▸ **SUPPLIED MATERIAL**:
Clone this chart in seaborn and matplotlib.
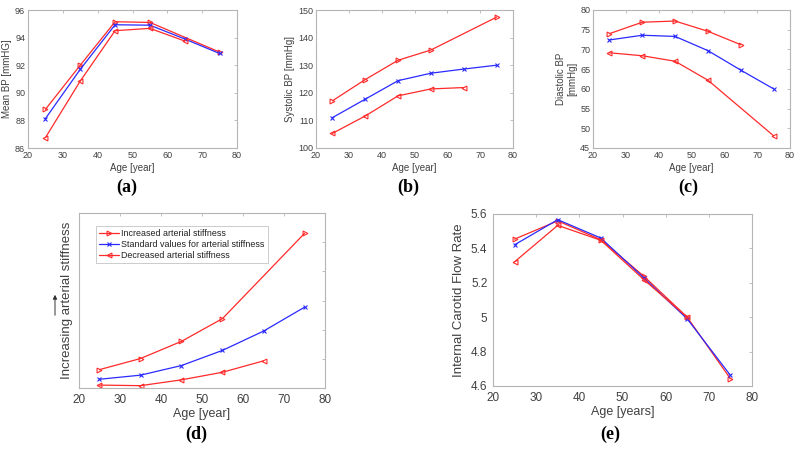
import matplotlib
matplotlib.use("Agg")
import matplotlib.pyplot as plt
import seaborn as sns
import numpy as np
import pandas as pd

# ---------------- data ----------------
ages_all = [25, 35, 45, 55, 65, 75]
ages_inc = [25, 35, 45, 55, 75]
ages_dec = [25, 35, 45, 55, 65]

# (a) Mean BP
a_inc = [88.8, 92.0, 95.15, 95.1, 92.95]
a_std = [88.13, 91.7, 94.93, 94.9, 93.9, 92.85]
a_dec = [86.75, 90.85, 94.5, 94.67, 93.75]

# (b) Systolic BP
b_inc = [117.1, 124.8, 131.8, 135.5, 147.4]
b_std = [111.0, 117.7, 124.4, 127.1, 128.6, 130.0]
b_dec = [105.3, 111.6, 118.9, 121.4, 121.9]

# (c) Diastolic BP
c_up_x = [25, 35, 45, 55, 65]
c_up = [74.0, 76.9, 77.2, 74.6, 71.2]
c_std = [72.4, 73.6, 73.3, 69.7, 64.75, 60.0]
c_lo_x = [25, 35, 45, 55, 75]
c_lo = [69.15, 68.4, 67.0, 62.2, 48.1]

# (d) arterial stiffness (arbitrary units)
d_inc = [0.63, 1.01, 1.60, 2.38, 5.30]
d_std = [0.30, 0.44, 0.77, 1.29, 1.95, 2.77]
d_dec = [0.10, 0.08, 0.28, 0.54, 0.93]

# (e) internal carotid flow rate
e_inc = [5.454, 5.56, 5.45, 5.237, 5.0, 4.642]
e_std = [5.421, 5.567, 5.46, 5.227, 4.99, 4.662]
e_dec = [5.322, 5.534, 5.447, 5.217, 5.0]

legend_labels = ["Increased arterial stiffness",
                 "Standard values for arterial stiffness",
                 "Decreased arterial stiffness"]

# ---------------- style ----------------
sns.set_style("white")
plt.rcParams["font.family"] = ["Liberation Sans", "DejaVu Sans"]

TXT = "#404040"
SPINE = "#b5b5b5"
RED = "#ff2a2a"
BLUE = "#2a2aff"

fig = plt.figure(figsize=(8.0, 4.49), dpi=100)

def fr(l, t, r, b):
    return [l / 800, 1 - b / 449, (r - l) / 800, (b - t) / 449]

def style(ax, fs, pad=2):
    for s in ax.spines.values():
        s.set_color(SPINE)
        s.set_linewidth(0.8)
        s.set_visible(True)
    ax.tick_params(direction="in", top=True, right=True, length=2.5,
                   width=0.6, color=SPINE, labelcolor=TXT, labelsize=fs, pad=pad)
    ax.set_xlim(20, 80)
    ax.set_xticks([20, 30, 40, 50, 60, 70, 80])

def series(ax, x, y, color, marker, label=None, ms=3.5):
    df = pd.DataFrame({"age": x, "val": y})
    kw = dict(markerfacecolor="none", markeredgecolor=color) if marker != "x" else dict(markeredgecolor=color)
    sns.lineplot(data=df, x="age", y="val", ax=ax, color=color, lw=0.9,
                 marker=marker, markersize=ms, markeredgewidth=0.8,
                 label=label, legend=False, **kw)

def draw3(ax, xi, yi, xs, ys, xd, yd, labels=(None, None, None)):
    series(ax, xi, yi, RED, ">", labels[0])
    series(ax, xs, ys, BLUE, "x", labels[1], ms=2.2)
    series(ax, xd, yd, RED, "<", labels[2])

FS_TOP = 6.5
FS_BOT = 8.5

# (a)
ax = fig.add_axes(fr(28, 10, 237, 148))
draw3(ax, ages_inc, a_inc, ages_all, a_std, ages_dec, a_dec)
style(ax, FS_TOP)
ax.set_ylim(86, 96)
ax.set_yticks([86, 88, 90, 92, 94, 96])
ax.set_xlabel("Age [year]", fontsize=7, color=TXT, labelpad=2)
ax.set_ylabel("Mean BP [mmHG]", fontsize=7, color=TXT, labelpad=2)

# (b)
ax = fig.add_axes(fr(316, 10, 513, 148))
draw3(ax, ages_inc, b_inc, ages_all, b_std, ages_dec, b_dec)
style(ax, FS_TOP)
ax.set_ylim(100, 150)
ax.set_yticks([100, 110, 120, 130, 140, 150])
ax.set_xlabel("Age [year]", fontsize=7, color=TXT, labelpad=2)
ax.set_ylabel("Systolic BP [mmHg]", fontsize=7, color=TXT, labelpad=2)

# (c)
ax = fig.add_axes(fr(593, 10, 790, 148))
series(ax, c_up_x, c_up, RED, ">")
series(ax, ages_all, c_std, BLUE, "x", ms=2.2)
series(ax, c_lo_x, c_lo, RED, "<")
style(ax, FS_TOP)
ax.set_ylim(45, 80)
ax.set_yticks([45, 50, 55, 60, 65, 70, 75, 80])
ax.set_xlabel("Age [year]", fontsize=7, color=TXT, labelpad=2)
ax.set_ylabel("Diastolic BP\n[mmHg]", fontsize=7, color=TXT, labelpad=2)

# (d)
ax = fig.add_axes(fr(79, 213, 325, 388))
draw3(ax, ages_inc, d_inc, ages_all, d_std, ages_dec, d_dec, labels=legend_labels)
style(ax, FS_BOT, pad=4)
ax.set_ylim(0, 6)
ax.set_yticks([0, 1, 2, 3, 4, 5, 6])
ax.set_yticklabels([])
ax.set_xlabel("Age [year]", fontsize=9, color=TXT, labelpad=2)
ax.set_ylabel("Increasing arterial stiffness", fontsize=9.5, color=TXT, labelpad=0)
leg = ax.legend(loc="upper left", bbox_to_anchor=(0.069, 0.926), fontsize=6.4,
                frameon=True, fancybox=False, edgecolor=SPINE, borderpad=0.35,
                handlelength=2.2, handletextpad=0.3, labelspacing=0.2,
                borderaxespad=0)
leg.get_frame().set_linewidth(0.6)
for t in leg.get_texts():
    t.set_color("#202020")
fig.add_artist(matplotlib.patches.FancyArrowPatch(
    (55 / 800, 1 - 318 / 449), (55 / 800, 1 - 292 / 449),
    transform=fig.transFigure, arrowstyle="-|>", mutation_scale=6,
    color="#303030", lw=0.7))

# (e)
ax = fig.add_axes(fr(493, 214, 752, 386))
series(ax, ages_all, e_inc, RED, ">")
series(ax, ages_all, e_std, BLUE, "x", ms=2.2)
series(ax, ages_dec, e_dec, RED, "<")
style(ax, FS_BOT, pad=4)
ax.set_ylim(4.6, 5.6)
ax.set_yticks([4.6, 4.8, 5.0, 5.2, 5.4, 5.6])
ax.set_yticklabels(["4.6", "4.8", "5", "5.2", "5.4", "5.6"])
ax.set_xlabel("Age [years]", fontsize=9, color=TXT, labelpad=2)
ax.set_ylabel("Internal Carotid Flow Rate", fontsize=9.5, color=TXT, labelpad=4)

# panel letters
for lab, x, y in [("(a)", 127, 187), ("(b)", 408, 187), ("(c)", 688, 187),
                  ("(d)", 196, 434), ("(e)", 610, 434)]:
    fig.text(x / 800, 1 - y / 449, lab, ha="center", va="center",
             fontsize=13, fontweight="bold", color="black",
             family=["Liberation Serif", "DejaVu Serif"])

fig.savefig("out.png", dpi=100)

▸ **TASK REQUIREMENTS**:
The listing above needs to be output again exactly. Don't include the pictures.

▸ **ANSWER BELOW**:
Clone this chart in seaborn and matplotlib.
import matplotlib
matplotlib.use("Agg")
import matplotlib.pyplot as plt
import seaborn as sns
import numpy as np
import pandas as pd

# ---------------- data ----------------
ages_all = [25, 35, 45, 55, 65, 75]
ages_inc = [25, 35, 45, 55, 75]
ages_dec = [25, 35, 45, 55, 65]

# (a) Mean BP
a_inc = [88.8, 92.0, 95.15, 95.1, 92.95]
a_std = [88.13, 91.7, 94.93, 94.9, 93.9, 92.85]
a_dec = [86.75, 90.85, 94.5, 94.67, 93.75]

# (b) Systolic BP
b_inc = [117.1, 124.8, 131.8, 135.5, 147.4]
b_std = [111.0, 117.7, 124.4, 127.1, 128.6, 130.0]
b_dec = [105.3, 111.6, 118.9, 121.4, 121.9]

# (c) Diastolic BP
c_up_x = [25, 35, 45, 55, 65]
c_up = [74.0, 76.9, 77.2, 74.6, 71.2]
c_std = [72.4, 73.6, 73.3, 69.7, 64.75, 60.0]
c_lo_x = [25, 35, 45, 55, 75]
c_lo = [69.15, 68.4, 67.0, 62.2, 48.1]

# (d) arterial stiffness (arbitrary units)
d_inc = [0.63, 1.01, 1.60, 2.38, 5.30]
d_std = [0.30, 0.44, 0.77, 1.29, 1.95, 2.77]
d_dec = [0.10, 0.08, 0.28, 0.54, 0.93]

# (e) internal carotid flow rate
e_inc = [5.454, 5.56, 5.45, 5.237, 5.0, 4.642]
e_std = [5.421, 5.567, 5.46, 5.227, 4.99, 4.662]
e_dec = [5.322, 5.534, 5.447, 5.217, 5.0]

legend_labels = ["Increased arterial stiffness",
                 "Standard values for arterial stiffness",
                 "Decreased arterial stiffness"]

# ---------------- style ----------------
sns.set_style("white")
plt.rcParams["font.family"] = ["Liberation Sans", "DejaVu Sans"]

TXT = "#404040"
SPINE = "#b5b5b5"
RED = "#ff2a2a"
BLUE = "#2a2aff"

fig = plt.figure(figsize=(8.0, 4.49), dpi=100)

def fr(l, t, r, b):
    return [l / 800, 1 - b / 449, (r - l) / 800, (b - t) / 449]

def style(ax, fs, pad=2):
    for s in ax.spines.values():
        s.set_color(SPINE)
        s.set_linewidth(0.8)
        s.set_visible(True)
    ax.tick_params(direction="in", top=True, right=True, length=2.5,
                   width=0.6, color=SPINE, labelcolor=TXT, labelsize=fs, pad=pad)
    ax.set_xlim(20, 80)
    ax.set_xticks([20, 30, 40, 50, 60, 70, 80])

def series(ax, x, y, color, marker, label=None, ms=3.5):
    df = pd.DataFrame({"age": x, "val": y})
    kw = dict(markerfacecolor="none", markeredgecolor=color) if marker != "x" else dict(markeredgecolor=color)
    sns.lineplot(data=df, x="age", y="val", ax=ax, color=color, lw=0.9,
                 marker=marker, markersize=ms, markeredgewidth=0.8,
                 label=label, legend=False, **kw)

def draw3(ax, xi, yi, xs, ys, xd, yd, labels=(None, None, None)):
    series(ax, xi, yi, RED, ">", labels[0])
    series(ax, xs, ys, BLUE, "x", labels[1], ms=2.2)
    series(ax, xd, yd, RED, "<", labels[2])

FS_TOP = 6.5
FS_BOT = 8.5

# (a)
ax = fig.add_axes(fr(28, 10, 237, 148))
draw3(ax, ages_inc, a_inc, ages_all, a_std, ages_dec, a_dec)
style(ax, FS_TOP)
ax.set_ylim(86, 96)
ax.set_yticks([86, 88, 90, 92, 94, 96])
ax.set_xlabel("Age [year]", fontsize=7, color=TXT, labelpad=2)
ax.set_ylabel("Mean BP [mmHG]", fontsize=7, color=TXT, labelpad=2)

# (b)
ax = fig.add_axes(fr(316, 10, 513, 148))
draw3(ax, ages_inc, b_inc, ages_all, b_std, ages_dec, b_dec)
style(ax, FS_TOP)
ax.set_ylim(100, 150)
ax.set_yticks([100, 110, 120, 130, 140, 150])
ax.set_xlabel("Age [year]", fontsize=7, color=TXT, labelpad=2)
ax.set_ylabel("Systolic BP [mmHg]", fontsize=7, color=TXT, labelpad=2)

# (c)
ax = fig.add_axes(fr(593, 10, 790, 148))
series(ax, c_up_x, c_up, RED, ">")
series(ax, ages_all, c_std, BLUE, "x", ms=2.2)
series(ax, c_lo_x, c_lo, RED, "<")
style(ax, FS_TOP)
ax.set_ylim(45, 80)
ax.set_yticks([45, 50, 55, 60, 65, 70, 75, 80])
ax.set_xlabel("Age [year]", fontsize=7, color=TXT, labelpad=2)
ax.set_ylabel("Diastolic BP\n[mmHg]", fontsize=7, color=TXT, labelpad=2)

# (d)
ax = fig.add_axes(fr(79, 213, 325, 388))
draw3(ax, ages_inc, d_inc, ages_all, d_std, ages_dec, d_dec, labels=legend_labels)
style(ax, FS_BOT, pad=4)
ax.set_ylim(0, 6)
ax.set_yticks([0, 1, 2, 3, 4, 5, 6])
ax.set_yticklabels([])
ax.set_xlabel("Age [year]", fontsize=9, color=TXT, labelpad=2)
ax.set_ylabel("Increasing arterial stiffness", fontsize=9.5, color=TXT, labelpad=0)
leg = ax.legend(loc="upper left", bbox_to_anchor=(0.069, 0.926), fontsize=6.4,
                frameon=True, fancybox=False, edgecolor=SPINE, borderpad=0.35,
                handlelength=2.2, handletextpad=0.3, labelspacing=0.2,
                borderaxespad=0)
leg.get_frame().set_linewidth(0.6)
for t in leg.get_texts():
    t.set_color("#202020")
fig.add_artist(matplotlib.patches.FancyArrowPatch(
    (55 / 800, 1 - 318 / 449), (55 / 800, 1 - 292 / 449),
    transform=fig.transFigure, arrowstyle="-|>", mutation_scale=6,
    color="#303030", lw=0.7))

# (e)
ax = fig.add_axes(fr(493, 214, 752, 386))
series(ax, ages_all, e_inc, RED, ">")
series(ax, ages_all, e_std, BLUE, "x", ms=2.2)
series(ax, ages_dec, e_dec, RED, "<")
style(ax, FS_BOT, pad=4)
ax.set_ylim(4.6, 5.6)
ax.set_yticks([4.6, 4.8, 5.0, 5.2, 5.4, 5.6])
ax.set_yticklabels(["4.6", "4.8", "5", "5.2", "5.4", "5.6"])
ax.set_xlabel("Age [years]", fontsize=9, color=TXT, labelpad=2)
ax.set_ylabel("Internal Carotid Flow Rate", fontsize=9.5, color=TXT, labelpad=4)

# panel letters
for lab, x, y in [("(a)", 127, 187), ("(b)", 408, 187), ("(c)", 688, 187),
                  ("(d)", 196, 434), ("(e)", 610, 434)]:
    fig.text(x / 800, 1 - y / 449, lab, ha="center", va="center",
             fontsize=13, fontweight="bold", color="black",
             family=["Liberation Serif", "DejaVu Serif"])

fig.savefig("out.png", dpi=100)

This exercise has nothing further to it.